Bau's importance grew further during the reign of the Second Dynasty of Lagash (c. 2230-2110 BCE) due to her association with Ningirsu. Gudea elevated her to a rank equal with him, and referred to her as the "queen who decides the destiny in Girsu". This reform made her the highest ranking goddess of the local pantheon of Lagash, which was previously the position of Nanshe. During the subsequent reign of the Third Dynasty of Ur, Bau was the second most notable goddess worshiped chiefly in association with her respective husband after Ninlil. The highest cultic official of Bau in the province of Lagash, and as a result one of the most powerful political figures in it was an ereš-dingir priestess. One of the holders of this office was a certain Geme-Lamma, who is known from inscription on a number of seals. While servants and scribes are depicted led by minor goddesses to meet with Bau on seals, she was depicted interacting with the goddess directly. In the same period Bau came to be worshiped in Nippur, though neither she not her husband Ningirsu were major members of the local pantheon. According to Walther Sallaberger, she received offerings in the Ešumša, the temple of Ninurta.

===Later attestations===
Kings from the dynasty of Isin, in particular Ishme-Dagan, showed interest in the cult of Bau, though she was not introduced to the pantheon of Isin itself, and in documents from it she only appears in theophoric names. Evidence for the worship of Bau from the Old Babylonian period is scarce. In Ur she is only attested near its end, always in association with Nergal. While the original Lagashite cult of Bau declined alongside the city (a situation analogous to that of Ningirsu as an independent deity, as well as other southern deities such as Shara and Nanshe), she continued to be worshiped in Kish in northern Babylonia. Old Babylonian evidence for the presence of her worshipers in this city includes a record from the reign of Ammi-Ditana which mentions a woman serving as a courtyard purifier (kisalluḫḫatum) of this goddess, and a seal from Hammurabi's time whose owner referred to herself as a servant of Zababa and Bau. She remained a major goddess of that city as late as the Neo-Babylonian period. An inscription from the reign of Nebuchadnezzar II mentions the rebuilding of the local temple Edubba for both the city god, Zababa, and for Bau. A cella dedicated to her bore the name Egalgasu, which originally referred to her shrine in Girsu.

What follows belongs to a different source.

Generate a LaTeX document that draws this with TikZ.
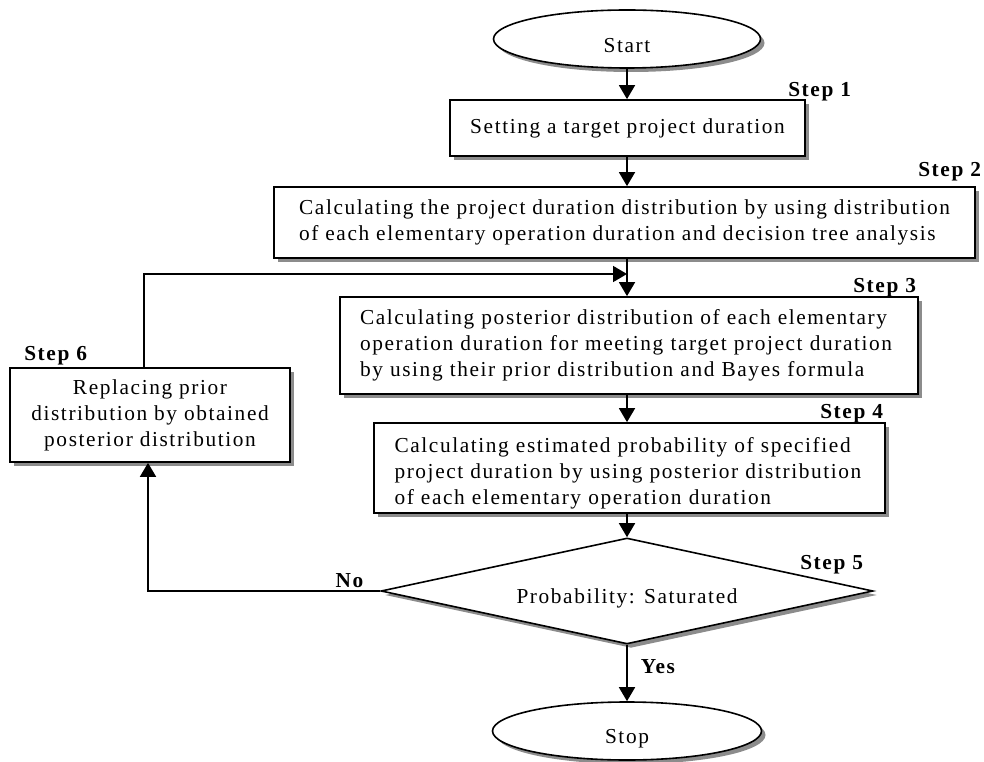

Elsewhere in the Middle Babylonian period and beyond, Bau retained a degree of popularity, and next to Ishtar and Gula she was the most commonly invoked goddess in theophoric names. One historically notable example is Bau-asītu, a daughter of Nebuchadnezzar II. In Babylon, "Bau of Kish" was celebrated during certain festivals in the temple of Gula. According to Andrew R. George, the temple Eulšarmešudu, "house of jubilation and perfect me", possibly located in Der and known from an unpublished hymn, might have been dedicated to Bau. Her cult is also attested in Assyria, and a temple dedicated jointly to her and Zababa existed in Assur.

While Bau was not yet worshiped in Uruk in the Neo-Babylonian period, she is mentioned in a text describing the procession of deities who took part in the akītu festival which was celebrated in this city in the Seleucid period. She also occurs in a single theophoric name from this location.